Joint Astrophysics Seminar

On the Maximum Luminosity of Galaxies and Massive Black Holes

Norm Murray

CITA

Radiation pressure is dynamically important in the inner regions of starburst galaxies and ultraluminous infrared galaxies (ULIRGs). This insight leads to a simple Eddington-like argument which shows that a galaxy with a velocity dispersion σ (a measure of the galactic mass) has a maximum luminosity L ~ 4f_gσ⁴ c/G, where f_g is the fraction of the galaxy's mass in the form of gas. The luminosity might come either from stars or a central black hole. This strongly suggests that radiation pressure is involved in both the Faber-Jackson relation (linking the luminosity of an elliptical galaxy to its velocity dispersion) and the M-σ relation between the mass of a galaxy and the mass of that galaxy's central black hole. I will argue that radiation pressure is also the key missing ingredient in models of black hole feeding on scales of a few tenths to a few tens of parsecs.
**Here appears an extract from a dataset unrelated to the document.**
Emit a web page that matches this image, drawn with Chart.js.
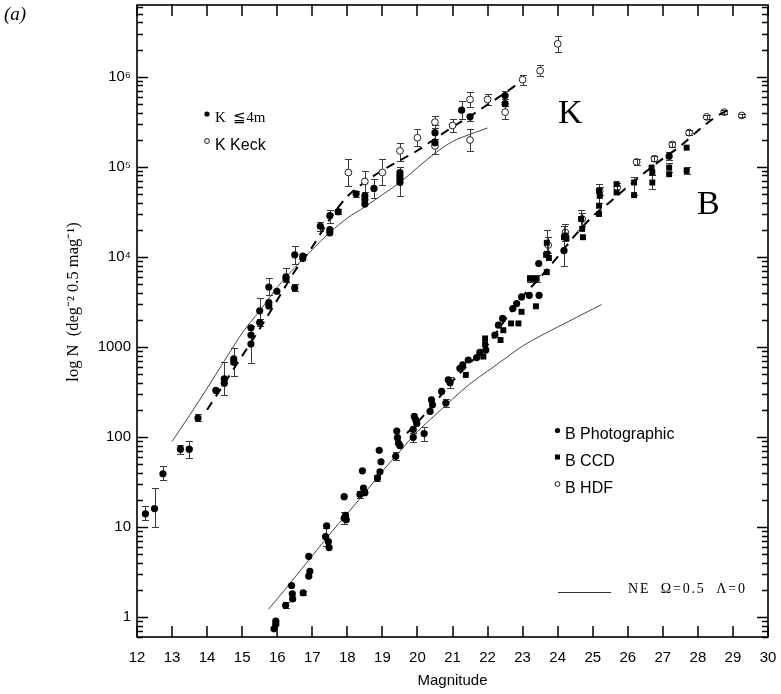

The radiation is supplied by star formation in marginally Toomre-stable disks. Simple disk models can explain many of the features of starbursts, ULIRGs, Seyferts, and quasars. I will describe some observational tests of these disk models on scales of 0.1-1 parsec in nearby Seyfert II galaxies, using water masers. Adaptive optics in the near infrared offer the possibility of testing the models on somewhat larger scales.